Public Relations is a costly and important expense for any company. The dollar cost is significant; the program requires the time and attention of senior management; and there is a substantial potential opportunity cost if it’s not being done well, or as well as it might be.

Like any service, the value and effectiveness of Public Relations is difficult to evaluate. Most Public Relations agencies accept that premise, as they are frequently reluctant to have the quality and impact of their work evaluated. Moreover, they may not even know how to accomplish that evaluation.

In short, if your agency didn’t effect a communications audit or inventory at the outset of its engagement, chances are you’re involved with a firm that believes that generating “ink” is more important than advancing its client’s strategic objectives. Indeed, it is a signal that the agency doesn’t understand that Public Relations is critically important because it shapes the client’s image and reputation, which in turn affects everything from sales, vendor relationships and market capitalization to recruitment and merger activity.

Simply defined, a Communications Audit or Inventory is a survey of a company’s key audiences. Among the groups that might be surveyed are journalists, employees, financial analysts, customers, a segment of the general public, professionals and community leaders. An Audit will accurately identify problems or opportunities, and suggest possible solutions or methods. It also enables the company to take maximum advantage of positive prospects, because it is based directly upon interviews with the audiences of special concern to the client.

In the absence of this kind of objective research, senior executives attempting to respond to perceived or actual problems, or simply attempting to target a communications program to a particular audience, frequently rely on their own perceptions, which sometimes are based on flawed or insufficient information.
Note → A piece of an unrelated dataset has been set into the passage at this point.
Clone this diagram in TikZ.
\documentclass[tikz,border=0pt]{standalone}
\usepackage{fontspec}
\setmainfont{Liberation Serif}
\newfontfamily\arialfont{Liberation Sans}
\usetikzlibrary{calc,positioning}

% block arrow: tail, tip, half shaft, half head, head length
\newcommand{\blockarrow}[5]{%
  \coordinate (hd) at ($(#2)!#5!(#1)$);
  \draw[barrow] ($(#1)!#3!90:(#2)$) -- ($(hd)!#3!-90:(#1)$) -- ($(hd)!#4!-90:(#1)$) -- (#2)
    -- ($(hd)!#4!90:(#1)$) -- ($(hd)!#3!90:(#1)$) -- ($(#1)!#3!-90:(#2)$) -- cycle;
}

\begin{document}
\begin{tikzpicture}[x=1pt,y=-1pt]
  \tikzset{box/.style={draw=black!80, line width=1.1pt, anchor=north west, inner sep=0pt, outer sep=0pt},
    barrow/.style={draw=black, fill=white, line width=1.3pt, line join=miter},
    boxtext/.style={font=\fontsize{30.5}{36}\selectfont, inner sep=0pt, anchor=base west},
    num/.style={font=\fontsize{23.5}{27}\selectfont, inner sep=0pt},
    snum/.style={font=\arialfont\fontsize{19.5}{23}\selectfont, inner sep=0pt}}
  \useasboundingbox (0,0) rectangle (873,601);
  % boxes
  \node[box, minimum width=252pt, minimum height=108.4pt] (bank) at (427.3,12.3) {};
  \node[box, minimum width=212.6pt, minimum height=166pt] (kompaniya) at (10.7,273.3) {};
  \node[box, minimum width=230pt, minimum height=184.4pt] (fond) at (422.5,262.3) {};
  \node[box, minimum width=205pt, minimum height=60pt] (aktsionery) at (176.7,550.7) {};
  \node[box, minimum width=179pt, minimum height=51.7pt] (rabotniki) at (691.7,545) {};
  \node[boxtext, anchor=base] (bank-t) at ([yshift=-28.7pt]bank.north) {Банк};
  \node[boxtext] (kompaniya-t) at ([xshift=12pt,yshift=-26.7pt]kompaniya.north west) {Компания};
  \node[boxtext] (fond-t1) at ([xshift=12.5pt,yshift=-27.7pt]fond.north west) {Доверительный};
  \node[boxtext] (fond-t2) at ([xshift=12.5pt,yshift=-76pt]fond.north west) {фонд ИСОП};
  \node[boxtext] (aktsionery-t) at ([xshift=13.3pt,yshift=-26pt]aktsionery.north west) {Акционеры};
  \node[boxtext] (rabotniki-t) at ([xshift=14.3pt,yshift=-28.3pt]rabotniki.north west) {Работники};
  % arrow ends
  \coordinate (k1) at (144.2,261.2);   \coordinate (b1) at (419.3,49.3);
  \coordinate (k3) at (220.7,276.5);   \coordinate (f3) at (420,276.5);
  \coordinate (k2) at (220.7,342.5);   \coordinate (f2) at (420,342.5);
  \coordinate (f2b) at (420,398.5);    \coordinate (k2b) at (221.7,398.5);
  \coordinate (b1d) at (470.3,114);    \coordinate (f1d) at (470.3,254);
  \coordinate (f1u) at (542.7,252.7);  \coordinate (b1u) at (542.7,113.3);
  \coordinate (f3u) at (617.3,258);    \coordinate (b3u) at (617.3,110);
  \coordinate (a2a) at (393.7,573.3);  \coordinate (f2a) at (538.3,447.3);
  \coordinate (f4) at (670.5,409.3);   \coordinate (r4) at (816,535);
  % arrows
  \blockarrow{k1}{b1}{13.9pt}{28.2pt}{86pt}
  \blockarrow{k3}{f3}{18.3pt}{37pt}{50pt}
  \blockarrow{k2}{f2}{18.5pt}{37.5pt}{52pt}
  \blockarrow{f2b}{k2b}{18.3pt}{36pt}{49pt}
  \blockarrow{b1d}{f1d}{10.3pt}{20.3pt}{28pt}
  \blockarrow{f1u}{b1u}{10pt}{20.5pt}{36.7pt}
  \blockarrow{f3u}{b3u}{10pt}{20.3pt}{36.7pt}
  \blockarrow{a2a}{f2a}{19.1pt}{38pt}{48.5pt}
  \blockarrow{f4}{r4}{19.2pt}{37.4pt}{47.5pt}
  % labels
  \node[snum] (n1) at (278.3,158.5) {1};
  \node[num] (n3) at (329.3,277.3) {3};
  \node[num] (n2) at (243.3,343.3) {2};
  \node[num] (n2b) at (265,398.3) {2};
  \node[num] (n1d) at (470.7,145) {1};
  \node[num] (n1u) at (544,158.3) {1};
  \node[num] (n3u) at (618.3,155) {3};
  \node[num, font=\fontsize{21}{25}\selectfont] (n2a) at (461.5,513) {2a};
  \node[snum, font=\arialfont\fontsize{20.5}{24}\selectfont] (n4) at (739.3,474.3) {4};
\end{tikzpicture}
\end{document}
An Audit is a basic requirement of Strategic Communications, whether the client be large or small, public or private. And therein lies a significant difference in retaining Strategic Communications counsel and a public relations agency. Unless that basis requirement is satisfied, there can be no truly strategic approach to the development and implementation of a communications program or campaign. Moreover, without the baseline information an Audit provides, evaluating the success or failure of a communications program amounts to little more than guesswork.

While there certainly is a cost involved in designing, executing and analyzing the audit, an Audit need not be especially costly. And compared to the costs of a major Public Relations program that fails to achieve its strategic objectives, or fails to identify and correct a negative perception of the client by a key audience, the cost is almost negligible.
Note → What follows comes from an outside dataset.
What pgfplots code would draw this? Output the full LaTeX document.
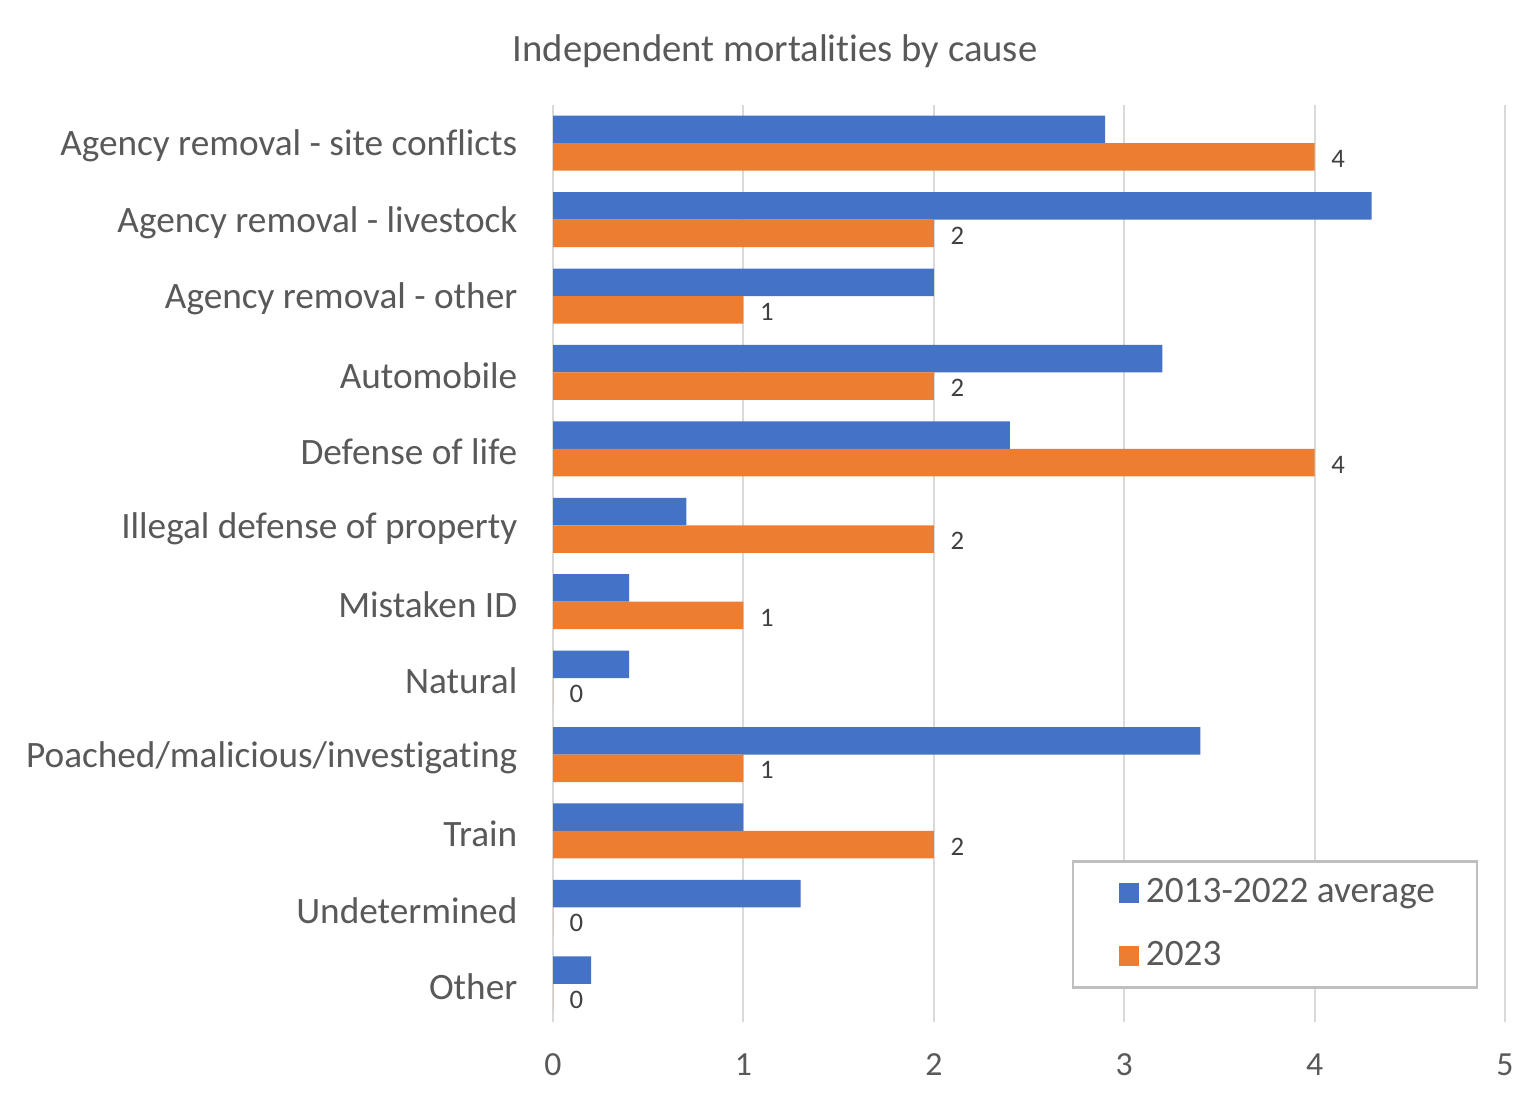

Since an Audit is a serious inventory of key audiences, the research and design techniques will vary with each situation. Beware hastily conceived “strategies” or “proposals” that are derived from a single client meeting and are packaged as an “Audit.” They do not gauge your company’s publics.
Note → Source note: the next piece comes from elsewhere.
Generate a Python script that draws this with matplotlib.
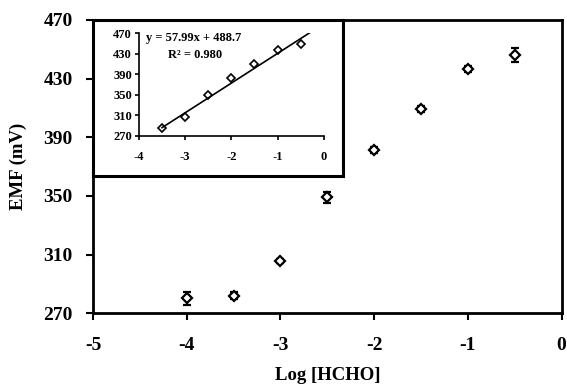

A true Communications Audit will identify problems and discover opportunities. It will uncover why a communications breakdown has occurred, or where unaddressed opportunities exist. And it will point the way to solutions.

It is critical to keep in mind that an Audit’s information is worthless unless you also receive guidance on how to make its results actionable. Every Audit must conclude with an analysis of findings and concrete recommendations for subsequent action.

Without information derived from a Communications Audit, a company may just be pouring time and money into well-intentioned programs sending the wrong messages. No matter how clearly facts and figures are packaged, without the foundational understanding of the perceptions of a company’s constituencies, it is all virtually for naught.